### Your task
Copy all the data exactly, except the pictures.

### Data provided

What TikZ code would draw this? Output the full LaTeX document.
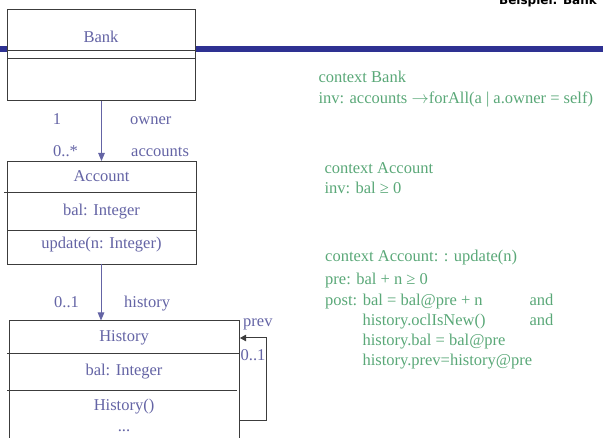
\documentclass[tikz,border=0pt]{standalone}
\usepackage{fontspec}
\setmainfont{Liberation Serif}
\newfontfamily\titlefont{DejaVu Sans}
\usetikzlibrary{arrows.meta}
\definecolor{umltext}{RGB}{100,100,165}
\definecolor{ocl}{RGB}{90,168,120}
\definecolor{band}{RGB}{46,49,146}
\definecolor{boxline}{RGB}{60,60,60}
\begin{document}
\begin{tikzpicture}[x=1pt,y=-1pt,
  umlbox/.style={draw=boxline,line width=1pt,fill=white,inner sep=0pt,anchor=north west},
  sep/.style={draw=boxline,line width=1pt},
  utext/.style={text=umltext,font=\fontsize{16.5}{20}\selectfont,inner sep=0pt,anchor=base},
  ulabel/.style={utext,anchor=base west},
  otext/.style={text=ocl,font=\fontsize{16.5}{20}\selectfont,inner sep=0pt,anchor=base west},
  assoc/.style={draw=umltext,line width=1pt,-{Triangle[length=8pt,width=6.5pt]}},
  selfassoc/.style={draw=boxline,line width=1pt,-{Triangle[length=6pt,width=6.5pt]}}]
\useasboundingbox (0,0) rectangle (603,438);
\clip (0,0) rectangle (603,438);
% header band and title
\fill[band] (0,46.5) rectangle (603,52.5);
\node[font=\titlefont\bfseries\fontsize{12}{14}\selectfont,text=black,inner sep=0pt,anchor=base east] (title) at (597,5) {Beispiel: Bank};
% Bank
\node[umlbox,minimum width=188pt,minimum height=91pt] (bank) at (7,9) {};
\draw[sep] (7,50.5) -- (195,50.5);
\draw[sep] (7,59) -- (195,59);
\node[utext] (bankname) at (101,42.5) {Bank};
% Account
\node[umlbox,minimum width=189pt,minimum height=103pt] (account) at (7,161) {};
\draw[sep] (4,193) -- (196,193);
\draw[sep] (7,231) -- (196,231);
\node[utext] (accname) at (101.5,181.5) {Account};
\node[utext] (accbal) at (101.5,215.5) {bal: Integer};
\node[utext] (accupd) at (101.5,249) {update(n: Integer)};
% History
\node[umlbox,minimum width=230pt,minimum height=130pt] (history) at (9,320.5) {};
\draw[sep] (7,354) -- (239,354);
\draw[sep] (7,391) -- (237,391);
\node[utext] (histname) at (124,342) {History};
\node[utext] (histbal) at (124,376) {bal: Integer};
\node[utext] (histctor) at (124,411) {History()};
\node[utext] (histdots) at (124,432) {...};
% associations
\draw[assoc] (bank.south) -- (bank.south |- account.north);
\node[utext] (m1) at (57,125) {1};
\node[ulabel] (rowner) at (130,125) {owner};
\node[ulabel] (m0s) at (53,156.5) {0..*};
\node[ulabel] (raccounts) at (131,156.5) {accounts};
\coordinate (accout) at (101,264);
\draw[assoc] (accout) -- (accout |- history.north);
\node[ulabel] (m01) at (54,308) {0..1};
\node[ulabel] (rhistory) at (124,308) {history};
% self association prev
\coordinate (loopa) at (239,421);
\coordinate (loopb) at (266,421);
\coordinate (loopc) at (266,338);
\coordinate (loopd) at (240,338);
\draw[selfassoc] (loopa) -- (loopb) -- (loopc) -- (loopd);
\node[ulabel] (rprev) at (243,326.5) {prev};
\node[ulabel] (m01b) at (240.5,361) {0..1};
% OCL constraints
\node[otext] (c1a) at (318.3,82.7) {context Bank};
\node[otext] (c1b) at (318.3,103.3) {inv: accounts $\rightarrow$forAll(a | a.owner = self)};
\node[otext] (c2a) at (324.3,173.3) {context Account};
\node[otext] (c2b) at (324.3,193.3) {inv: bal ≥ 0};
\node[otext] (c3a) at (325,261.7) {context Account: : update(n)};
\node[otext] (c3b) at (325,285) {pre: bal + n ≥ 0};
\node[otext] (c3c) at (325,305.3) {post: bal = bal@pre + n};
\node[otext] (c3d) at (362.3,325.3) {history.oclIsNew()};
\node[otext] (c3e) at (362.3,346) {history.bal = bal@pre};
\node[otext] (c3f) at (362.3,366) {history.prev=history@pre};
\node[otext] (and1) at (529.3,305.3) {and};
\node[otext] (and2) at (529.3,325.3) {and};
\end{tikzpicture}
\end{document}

######

### Task output
What TikZ code would draw this? Output the full LaTeX document.
\documentclass[tikz,border=0pt]{standalone}
\usepackage{fontspec}
\setmainfont{Liberation Serif}
\newfontfamily\titlefont{DejaVu Sans}
\usetikzlibrary{arrows.meta}
\definecolor{umltext}{RGB}{100,100,165}
\definecolor{ocl}{RGB}{90,168,120}
\definecolor{band}{RGB}{46,49,146}
\definecolor{boxline}{RGB}{60,60,60}
\begin{document}
\begin{tikzpicture}[x=1pt,y=-1pt,
  umlbox/.style={draw=boxline,line width=1pt,fill=white,inner sep=0pt,anchor=north west},
  sep/.style={draw=boxline,line width=1pt},
  utext/.style={text=umltext,font=\fontsize{16.5}{20}\selectfont,inner sep=0pt,anchor=base},
  ulabel/.style={utext,anchor=base west},
  otext/.style={text=ocl,font=\fontsize{16.5}{20}\selectfont,inner sep=0pt,anchor=base west},
  assoc/.style={draw=umltext,line width=1pt,-{Triangle[length=8pt,width=6.5pt]}},
  selfassoc/.style={draw=boxline,line width=1pt,-{Triangle[length=6pt,width=6.5pt]}}]
\useasboundingbox (0,0) rectangle (603,438);
\clip (0,0) rectangle (603,438);
% header band and title
\fill[band] (0,46.5) rectangle (603,52.5);
\node[font=\titlefont\bfseries\fontsize{12}{14}\selectfont,text=black,inner sep=0pt,anchor=base east] (title) at (597,5) {Beispiel: Bank};
% Bank
\node[umlbox,minimum width=188pt,minimum height=91pt] (bank) at (7,9) {};
\draw[sep] (7,50.5) -- (195,50.5);
\draw[sep] (7,59) -- (195,59);
\node[utext] (bankname) at (101,42.5) {Bank};
% Account
\node[umlbox,minimum width=189pt,minimum height=103pt] (account) at (7,161) {};
\draw[sep] (4,193) -- (196,193);
\draw[sep] (7,231) -- (196,231);
\node[utext] (accname) at (101.5,181.5) {Account};
\node[utext] (accbal) at (101.5,215.5) {bal: Integer};
\node[utext] (accupd) at (101.5,249) {update(n: Integer)};
% History
\node[umlbox,minimum width=230pt,minimum height=130pt] (history) at (9,320.5) {};
\draw[sep] (7,354) -- (239,354);
\draw[sep] (7,391) -- (237,391);
\node[utext] (histname) at (124,342) {History};
\node[utext] (histbal) at (124,376) {bal: Integer};
\node[utext] (histctor) at (124,411) {History()};
\node[utext] (histdots) at (124,432) {...};
% associations
\draw[assoc] (bank.south) -- (bank.south |- account.north);
\node[utext] (m1) at (57,125) {1};
\node[ulabel] (rowner) at (130,125) {owner};
\node[ulabel] (m0s) at (53,156.5) {0..*};
\node[ulabel] (raccounts) at (131,156.5) {accounts};
\coordinate (accout) at (101,264);
\draw[assoc] (accout) -- (accout |- history.north);
\node[ulabel] (m01) at (54,308) {0..1};
\node[ulabel] (rhistory) at (124,308) {history};
% self association prev
\coordinate (loopa) at (239,421);
\coordinate (loopb) at (266,421);
\coordinate (loopc) at (266,338);
\coordinate (loopd) at (240,338);
\draw[selfassoc] (loopa) -- (loopb) -- (loopc) -- (loopd);
\node[ulabel] (rprev) at (243,326.5) {prev};
\node[ulabel] (m01b) at (240.5,361) {0..1};
% OCL constraints
\node[otext] (c1a) at (318.3,82.7) {context Bank};
\node[otext] (c1b) at (318.3,103.3) {inv: accounts $\rightarrow$forAll(a | a.owner = self)};
\node[otext] (c2a) at (324.3,173.3) {context Account};
\node[otext] (c2b) at (324.3,193.3) {inv: bal ≥ 0};
\node[otext] (c3a) at (325,261.7) {context Account: : update(n)};
\node[otext] (c3b) at (325,285) {pre: bal + n ≥ 0};
\node[otext] (c3c) at (325,305.3) {post: bal = bal@pre + n};
\node[otext] (c3d) at (362.3,325.3) {history.oclIsNew()};
\node[otext] (c3e) at (362.3,346) {history.bal = bal@pre};
\node[otext] (c3f) at (362.3,366) {history.prev=history@pre};
\node[otext] (and1) at (529.3,305.3) {and};
\node[otext] (and2) at (529.3,325.3) {and};
\end{tikzpicture}
\end{document}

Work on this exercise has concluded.